To be done.
Transcribe every line exactly. Leave the pictures behind.

Supplied data.
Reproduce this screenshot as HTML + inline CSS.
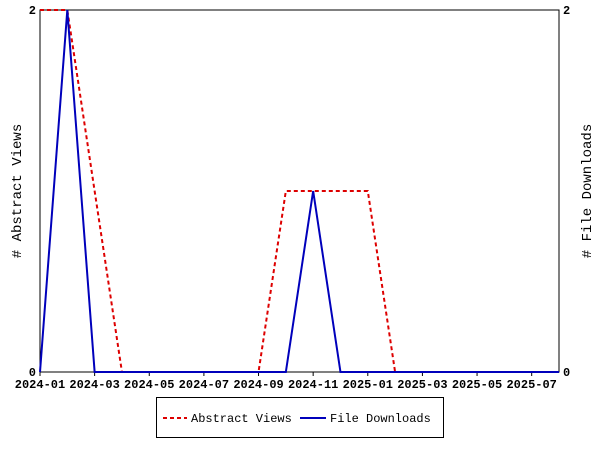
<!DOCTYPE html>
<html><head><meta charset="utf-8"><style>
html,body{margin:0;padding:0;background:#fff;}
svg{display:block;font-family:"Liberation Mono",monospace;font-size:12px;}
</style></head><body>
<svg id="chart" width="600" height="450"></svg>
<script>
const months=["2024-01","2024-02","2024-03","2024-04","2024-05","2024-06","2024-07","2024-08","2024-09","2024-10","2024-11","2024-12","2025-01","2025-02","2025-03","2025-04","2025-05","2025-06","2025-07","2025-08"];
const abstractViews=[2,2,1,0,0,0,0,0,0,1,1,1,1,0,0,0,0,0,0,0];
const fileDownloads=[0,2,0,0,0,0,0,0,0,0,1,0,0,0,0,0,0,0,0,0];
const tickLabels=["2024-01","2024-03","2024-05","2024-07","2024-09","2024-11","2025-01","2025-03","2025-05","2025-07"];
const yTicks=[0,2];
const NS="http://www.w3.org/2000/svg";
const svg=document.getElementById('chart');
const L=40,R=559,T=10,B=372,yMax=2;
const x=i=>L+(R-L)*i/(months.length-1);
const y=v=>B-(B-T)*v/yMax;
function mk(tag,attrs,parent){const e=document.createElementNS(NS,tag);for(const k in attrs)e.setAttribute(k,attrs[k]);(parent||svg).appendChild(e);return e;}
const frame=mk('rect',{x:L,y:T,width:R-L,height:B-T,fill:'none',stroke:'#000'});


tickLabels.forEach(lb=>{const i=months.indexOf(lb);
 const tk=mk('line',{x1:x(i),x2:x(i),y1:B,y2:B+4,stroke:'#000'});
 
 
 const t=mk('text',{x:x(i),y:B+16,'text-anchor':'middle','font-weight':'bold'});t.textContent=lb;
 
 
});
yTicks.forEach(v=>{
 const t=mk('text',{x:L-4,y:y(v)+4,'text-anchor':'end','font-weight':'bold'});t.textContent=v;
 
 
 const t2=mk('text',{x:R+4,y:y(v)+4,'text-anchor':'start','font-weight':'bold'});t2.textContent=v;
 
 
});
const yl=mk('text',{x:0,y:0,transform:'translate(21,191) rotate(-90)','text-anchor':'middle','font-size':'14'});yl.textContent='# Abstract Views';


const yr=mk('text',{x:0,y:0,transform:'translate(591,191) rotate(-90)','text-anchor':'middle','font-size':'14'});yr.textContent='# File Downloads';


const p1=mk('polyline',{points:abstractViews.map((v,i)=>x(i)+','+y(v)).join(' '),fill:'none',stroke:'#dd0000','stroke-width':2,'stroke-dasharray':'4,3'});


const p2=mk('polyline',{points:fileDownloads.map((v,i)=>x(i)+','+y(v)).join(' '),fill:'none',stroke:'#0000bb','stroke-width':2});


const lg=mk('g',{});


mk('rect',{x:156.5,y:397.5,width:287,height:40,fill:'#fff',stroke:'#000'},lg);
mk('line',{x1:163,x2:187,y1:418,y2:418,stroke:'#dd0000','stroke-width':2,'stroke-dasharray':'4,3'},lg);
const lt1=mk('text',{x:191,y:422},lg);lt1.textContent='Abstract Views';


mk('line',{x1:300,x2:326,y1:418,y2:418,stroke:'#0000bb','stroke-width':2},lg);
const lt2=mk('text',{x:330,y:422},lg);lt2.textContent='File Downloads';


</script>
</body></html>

Result.
Reproduce this screenshot as HTML + inline CSS.
<!DOCTYPE html>
<html><head><meta charset="utf-8"><style>
html,body{margin:0;padding:0;background:#fff;}
svg{display:block;font-family:"Liberation Mono",monospace;font-size:12px;}
</style></head><body>
<svg id="chart" width="600" height="450"></svg>
<script>
const months=["2024-01","2024-02","2024-03","2024-04","2024-05","2024-06","2024-07","2024-08","2024-09","2024-10","2024-11","2024-12","2025-01","2025-02","2025-03","2025-04","2025-05","2025-06","2025-07","2025-08"];
const abstractViews=[2,2,1,0,0,0,0,0,0,1,1,1,1,0,0,0,0,0,0,0];
const fileDownloads=[0,2,0,0,0,0,0,0,0,0,1,0,0,0,0,0,0,0,0,0];
const tickLabels=["2024-01","2024-03","2024-05","2024-07","2024-09","2024-11","2025-01","2025-03","2025-05","2025-07"];
const yTicks=[0,2];
const NS="http://www.w3.org/2000/svg";
const svg=document.getElementById('chart');
const L=40,R=559,T=10,B=372,yMax=2;
const x=i=>L+(R-L)*i/(months.length-1);
const y=v=>B-(B-T)*v/yMax;
function mk(tag,attrs,parent){const e=document.createElementNS(NS,tag);for(const k in attrs)e.setAttribute(k,attrs[k]);(parent||svg).appendChild(e);return e;}
const frame=mk('rect',{x:L,y:T,width:R-L,height:B-T,fill:'none',stroke:'#000'});


tickLabels.forEach(lb=>{const i=months.indexOf(lb);
 const tk=mk('line',{x1:x(i),x2:x(i),y1:B,y2:B+4,stroke:'#000'});
 
 
 const t=mk('text',{x:x(i),y:B+16,'text-anchor':'middle','font-weight':'bold'});t.textContent=lb;
 
 
});
yTicks.forEach(v=>{
 const t=mk('text',{x:L-4,y:y(v)+4,'text-anchor':'end','font-weight':'bold'});t.textContent=v;
 
 
 const t2=mk('text',{x:R+4,y:y(v)+4,'text-anchor':'start','font-weight':'bold'});t2.textContent=v;
 
 
});
const yl=mk('text',{x:0,y:0,transform:'translate(21,191) rotate(-90)','text-anchor':'middle','font-size':'14'});yl.textContent='# Abstract Views';


const yr=mk('text',{x:0,y:0,transform:'translate(591,191) rotate(-90)','text-anchor':'middle','font-size':'14'});yr.textContent='# File Downloads';


const p1=mk('polyline',{points:abstractViews.map((v,i)=>x(i)+','+y(v)).join(' '),fill:'none',stroke:'#dd0000','stroke-width':2,'stroke-dasharray':'4,3'});


const p2=mk('polyline',{points:fileDownloads.map((v,i)=>x(i)+','+y(v)).join(' '),fill:'none',stroke:'#0000bb','stroke-width':2});


const lg=mk('g',{});


mk('rect',{x:156.5,y:397.5,width:287,height:40,fill:'#fff',stroke:'#000'},lg);
mk('line',{x1:163,x2:187,y1:418,y2:418,stroke:'#dd0000','stroke-width':2,'stroke-dasharray':'4,3'},lg);
const lt1=mk('text',{x:191,y:422},lg);lt1.textContent='Abstract Views';


mk('line',{x1:300,x2:326,y1:418,y2:418,stroke:'#0000bb','stroke-width':2},lg);
const lt2=mk('text',{x:330,y:422},lg);lt2.textContent='File Downloads';


</script>
</body></html>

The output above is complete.